Je ne peux pas m'empêcher de penser que la création de valeur devrait être définie différemment aujourd'hui. Il est certes correct de dire que ce pour quoi on paye a aussi une valeur, mais n'est-elle pas exagérée parce qu'on nous l'a suggéré? Le petit sac Prada nous rend-il vraiment heureux? N'est-ce pas la même chose pour d'autres produits de luxe, dont nous savons au fond qu'ils n'ont aucun intérêt économique supérieur? Sans doute un instant et encore, mais là n'est pas la question. La consommation de biens plus coûteux (et c'est un euphémisme!) accroît notre estime de soi, surtout parce que nous sommes en mesure de les payer, contrairement à d'autres. Le problème vient du fait qu'à l'ère de l'information, nous sommes en mesure de partager cela avec les autres, en tout temps et partout. Les likes et les followers sont souvent la monnaie qui génère cette ponction de la valeur.

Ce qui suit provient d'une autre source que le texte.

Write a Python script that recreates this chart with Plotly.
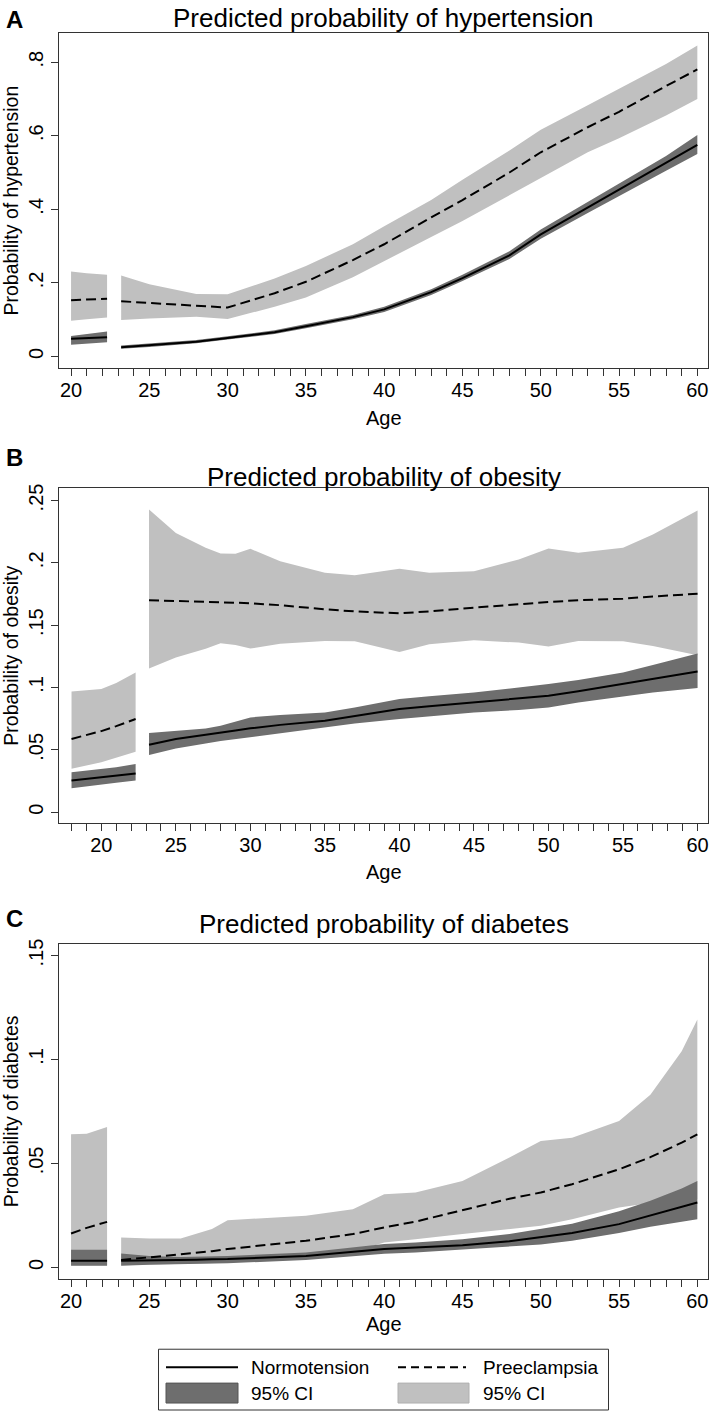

L'individualisme sur le réseau mondial est au fond un produit de masse, quel paradoxe!

Dans la société industrielle classique, nous savions encore de quoi nous avions besoin et nous l'achetions lorsque nous avions l'argent nécessaire. Aujourd'hui on nous dit ce que nous voulons, bien que nous n'en ayons pas besoin et nous l'achetons ensuite, souvent même lorsque nous ne disposons pas des fonds nécessaires. Après tout, nous pouvons toujours le jeter ensuite. Le lifestyle est l'incarnation de la surabondance et explique pourquoi nous sommes submergés par les déchets. Une parfaite ponction de valeur au fond.